I love playing community soccer: I love running hard to try and provide an option for someone hustling down the field, making passes to a teammate who sees the field differently than I do, and playing defense against my long-time friend who has always bettered me through our competition.
I began attending community open soccer when I was a high school student of Homer. I remember feeling intimidated by this group of older people who all seemed to commit themselves to the sport during the two-hour sessions. I remember how playing with them I no longer was treated purely as a kid, but now bore some responsibility to the others as they did to me.
I also remember being extremely shy, and feeling scared to say anything to these adults I was playing with.
Now, years later, I am one of the “older people.” The collective is no longer an anonymous group of superior adults, but are my friends Katie, Jason and Pedro. As I have grown up, new faces have come to play and some have departed.
Returning home from college for Christmas break, I would eagerly attend as many community soccer sessions as possible. In the summer I made sure to do the same. Here, in this space, the unlikely becomes actual. And not just on a miraculous occasion, but multiple times a week.
There are questions about community and connection. How do we create it? How do we sustain it? What are its impacts?
A few observations from my own time playing Homer pick-up soccer:
Firstly, community soccer helps to give me a voice. As I wander down my path and find myself growing in strange or ambiguous ways, I hear myself speaking differently at open soccer. Once I was a shy high school kid who could hardly say hello, and now I find myself laughing, communicating, and singing in the same sort of space.
Secondly, everyone brings something to the group. Were it not for the whole cast of players, regardless of skill-level, we could not play. We are not contractually obligated to attend, nor are we bound by our families, yet people continue to show up. Without people showing up, not a single individual could play.

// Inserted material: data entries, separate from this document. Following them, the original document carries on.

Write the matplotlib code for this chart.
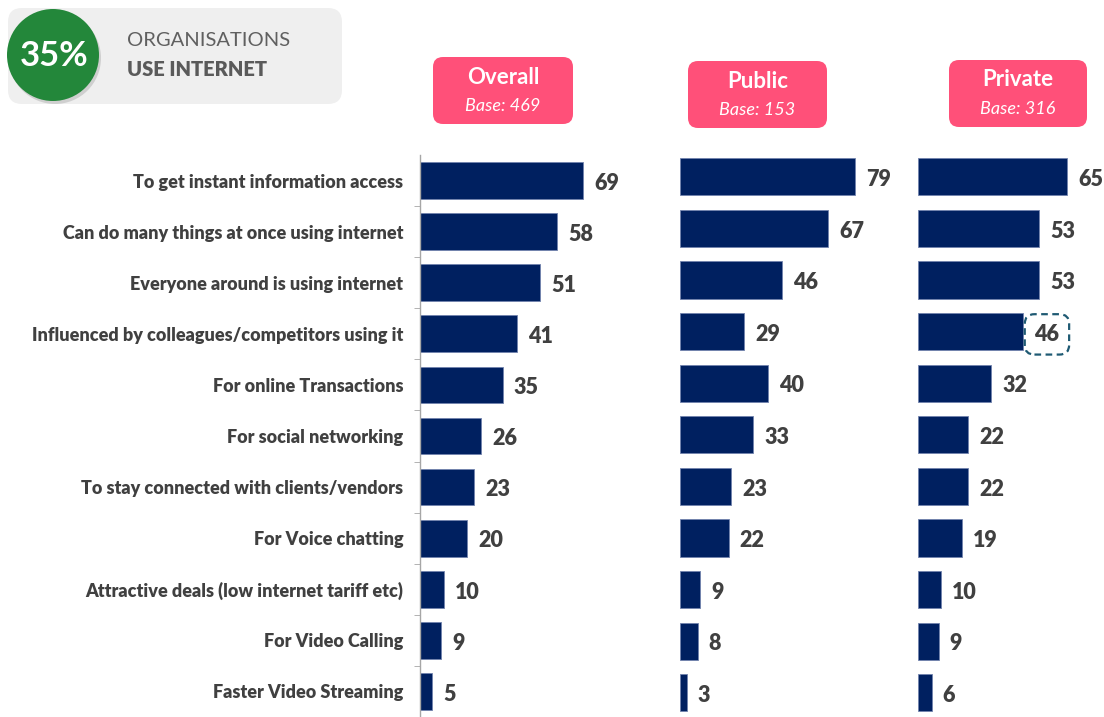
import numpy as np
import matplotlib.pyplot as plt
from matplotlib.patches import FancyBboxPatch, Circle

plt.rcParams['font.family'] = ['Lato', 'DejaVu Sans']

reasons = ["To get instant information access",
           "Can do many things at once using internet",
           "Everyone around is using internet",
           "Influenced by colleagues/competitors using it",
           "For online Transactions",
           "For social networking",
           "To stay connected with clients/vendors",
           "For Voice chatting",
           "Attractive deals (low internet tariff etc)",
           "For Video Calling",
           "Faster Video Streaming"]
overall = [69, 58, 51, 41, 35, 26, 23, 20, 10, 9, 5]
public = [79, 67, 46, 29, 40, 33, 23, 22, 9, 8, 3]
private = [65, 53, 53, 46, 32, 22, 22, 19, 10, 9, 6]
groups = ["Overall", "Public", "Private"]
bases = [469, 153, 316]

W, H = 1104, 717
navy = '#002060'
txt = '#404040'
pink = '#FF5079'

fig = plt.figure(figsize=(W / 100, H / 100), dpi=100)

# overlay in pixel units for boxes / badge
bg = fig.add_axes([0, 0, 1, 1])
bg.set_xlim(0, W)
bg.set_ylim(H, 0)
bg.axis('off')

# badge top-left
bg.add_patch(FancyBboxPatch((20, 20), 310, 72, boxstyle='round,pad=12,rounding_size=14',
                            fc='#EFEFEF', ec='none'))
bg.add_patch(Circle((55, 58), 46, fc='#BBBBBB', ec='none', alpha=0.6))
bg.add_patch(Circle((53, 55), 46, fc='#23873A', ec='none'))
bg.text(54, 56, "35%", color='white', fontsize=25, fontweight='bold', ha='center', va='center')
bg.text(127, 40, "ORGANISATIONS", color='#606060', fontsize=14.5, fontweight='normal',
        ha='left', va='center')
bg.text(127, 69, "USE INTERNET", color='#5A5A5A', fontsize=14.5, fontweight='heavy',
        ha='left', va='center')

# group headers
hdr = [(433, 57, 140, 67), (688, 61, 139, 67), (949, 60, 138, 67)]
for (x, y, w, h), g, b in zip(hdr, groups, bases):
    bg.add_patch(FancyBboxPatch((x + 8, y + 8), w - 16, h - 16,
                                boxstyle='round,pad=8,rounding_size=10', fc=pink, ec='none'))
    bg.text(x + w / 2, y + 20, g, color='white', fontsize=16, fontweight='bold',
            ha='center', va='center')
    bg.text(x + w / 2, y + 49, f"Base: {b}", color='white', fontsize=13, style='italic',
            ha='center', va='center')

# bar panels: (left px, width px, px per unit, top px of first row)
panels = [(420, 200, 2.36, 155, overall),
          (680, 220, 2.21, 151, public),
          (918, 180, 2.29, 151, private)]
row = 51.6
y = np.arange(len(reasons))

for k, (x0, wpx, scale, top, vals) in enumerate(panels):
    bottom_row = (H - top) / row - 0.5
    ax = fig.add_axes([x0 / W, 0, wpx / W, 1 - top / H])
    ax.barh(y, vals, height=0.72, color=navy, edgecolor='#7183AD', linewidth=0.6)
    ax.set_xlim(0, wpx / scale)
    ax.set_ylim(bottom_row, -0.5)
    ax.patch.set_alpha(0)
    for s in ['top', 'right', 'bottom']:
        ax.spines[s].set_visible(False)
    ax.set_xticks([])
    if k == 0:
        ax.spines['left'].set_color('#A6A6A6')
        ax.spines['left'].set_linewidth(1)
        ax.set_yticks(y)
        ax.set_yticklabels(reasons, fontsize=13, fontweight='heavy', color=txt)
        ax.tick_params(axis='y', which='major', length=0, pad=12)
        ax.set_yticks(np.arange(len(reasons)) + 0.5, minor=True)
        ax.tick_params(axis='y', which='minor', length=4, color='#A6A6A6', direction='out')
    else:
        ax.spines['left'].set_visible(False)
        ax.set_yticks([])
    for i, v in enumerate(vals):
        kw = {}
        if k == 2 and i == 3:
            kw['bbox'] = dict(boxstyle='round,pad=0.45,rounding_size=0.45', fc='none',
                              ec='#1F5A73', lw=1.6, ls=(0, (3, 2)))
        ax.annotate(str(v), (v, i), xytext=(8, -2), textcoords='offset points',
                    ha='left', va='center', fontsize=15.5, fontweight='heavy', color=txt,
                    annotation_clip=False, **kw)

fig.savefig('out.png', dpi=100)
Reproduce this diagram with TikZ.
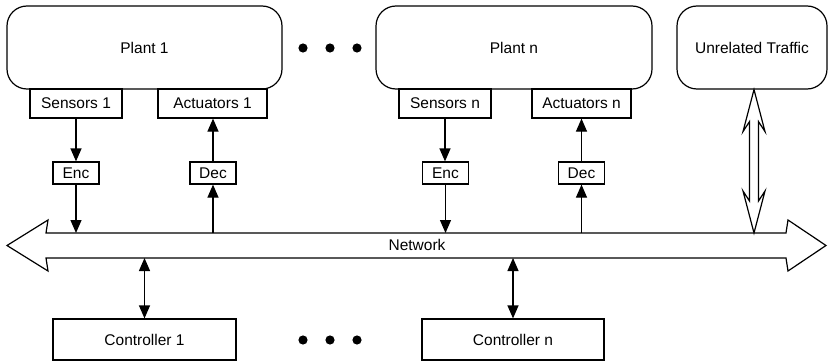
\documentclass[tikz,border=0pt]{standalone}
\usepackage{fontspec}
\setmainfont{Liberation Sans}
\usetikzlibrary{arrows.meta,calc}

\begin{document}
\begin{tikzpicture}[x=1pt,y=-1pt,line width=1.2pt,
  lbl/.style={font=\fontsize{15.5}{18}\selectfont},
  box/.style={draw,inner sep=0pt,lbl},
  plant/.style={box,rounded corners=20pt,minimum height=83pt},
  unit/.style={box,minimum height=29pt},
  codec/.style={box,minimum width=46pt,minimum height=22pt},
  ctrl/.style={box,minimum width=183pt,minimum height=41pt},
  tip/.style={-{Triangle[length=13pt,width=11pt]}},
  both/.style={{Triangle[length=13pt,width=11pt]}-{Triangle[length=13pt,width=11pt]}},
  hollow/.style={draw,fill=white,line join=miter}]
\useasboundingbox (0,0) rectangle (828,361);

% plants and the outside traffic source
\node[plant,minimum width=275pt] (plant1) at (144.5,47.5) {Plant 1};
\node[plant,minimum width=276pt] (plantn) at (514,47.5) {Plant n};
\node[plant,minimum width=150pt] (unrel) at (752,47.5) {Unrelated Traffic};

% sensor and actuator blocks under each plant
\node[unit,minimum width=92pt] (sens1) at (76,103.5) {Sensors 1};
\node[unit,minimum width=109pt] (act1) at (212.5,103.5) {Actuators 1};
\node[unit,minimum width=92pt] (sensn) at (445,103.5) {Sensors n};
\node[unit,minimum width=99pt] (actn) at (581.5,103.5) {Actuators n};

% encoders and decoders
\node[codec] (enc1) at (76,173) {Enc};
\node[codec] (dec1) at (213,173) {Dec};
\node[codec] (encn) at (445.5,173) {Enc};
\node[codec] (decn) at (581.5,173) {Dec};

% controllers
\node[ctrl] (ctrl1) at (144.5,339.5) {Controller 1};
\node[ctrl,minimum width=182pt] (ctrln) at (513,339.5) {Controller n};

% ellipses
\foreach \x in {303,330,357}{
  \fill (\x,48) circle (4.6pt);
  \fill (\x,340) circle (4.6pt);
}

% network bus as a wide double-headed arrow
\coordinate (nt) at (0,233);
\coordinate (nb) at (0,258);
\draw[hollow] (7,245.5) -- (48,220) -- (46,233) -- (786,233) -- (788,220)
  -- (826,245.5) -- (788,271) -- (786,258) -- (46,258) -- (48,271) -- cycle;
\node[lbl] (net) at (417,245) {Network};

% unrelated traffic link: hollow double-headed arrow
\coordinate (ut) at ($(unrel.south)+(2,0)$);
\coordinate (ub) at (ut |- nt);
\draw[hollow] (ut) -- ($(ut)+(11,42)$) -- ($(ut)+(4.5,32)$) -- ($(ub)+(4.5,-32)$)
  -- ($(ub)+(11,-42)$) -- (ub) -- ($(ub)+(-11,-42)$) -- ($(ub)+(-4.5,-32)$)
  -- ($(ut)+(-4.5,32)$) -- ($(ut)+(-11,42)$) -- cycle;

% plant 1 loop
\draw[tip] (sens1) -- (enc1);
\draw[tip] (enc1) -- (enc1 |- nt);
\draw[tip] (dec1 |- nt) -- (dec1);
\draw[tip] (dec1.north) -- (dec1.north |- act1.south);

% plant n loop
\draw[tip] (sensn.south) -- (sensn.south |- encn.north);
\draw[tip] (encn) -- (encn |- nt);
\draw[tip] (decn |- nt) -- (decn);
\draw[tip] (decn) -- (actn);

% controller links
\draw[both] (ctrl1 |- nb) -- (ctrl1);
\draw[both] (ctrln |- nb) -- (ctrln);
\end{tikzpicture}
\end{document}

What’s more, each person who descends onto the Homer High field or enters the snow-white shelter of the SPARC brings their own unique disposition. A night playing could be, and often is, radically altered by the participation or lack of certain people because everyone contributes.
Lastly, people of all walks of life join together with a common goal. The image which I described before, of people of difference uniting, is an ordinary occurrence here. I have played with people whose lives I would have never thought would overlap with mine. Sport, I am continuing to recognize and appreciate, transcends athletics.
While so much can be stirred into chaos, and consistent community can seem elusive, Homer’s pick-up soccer has remained a staple for me, as it will into the future.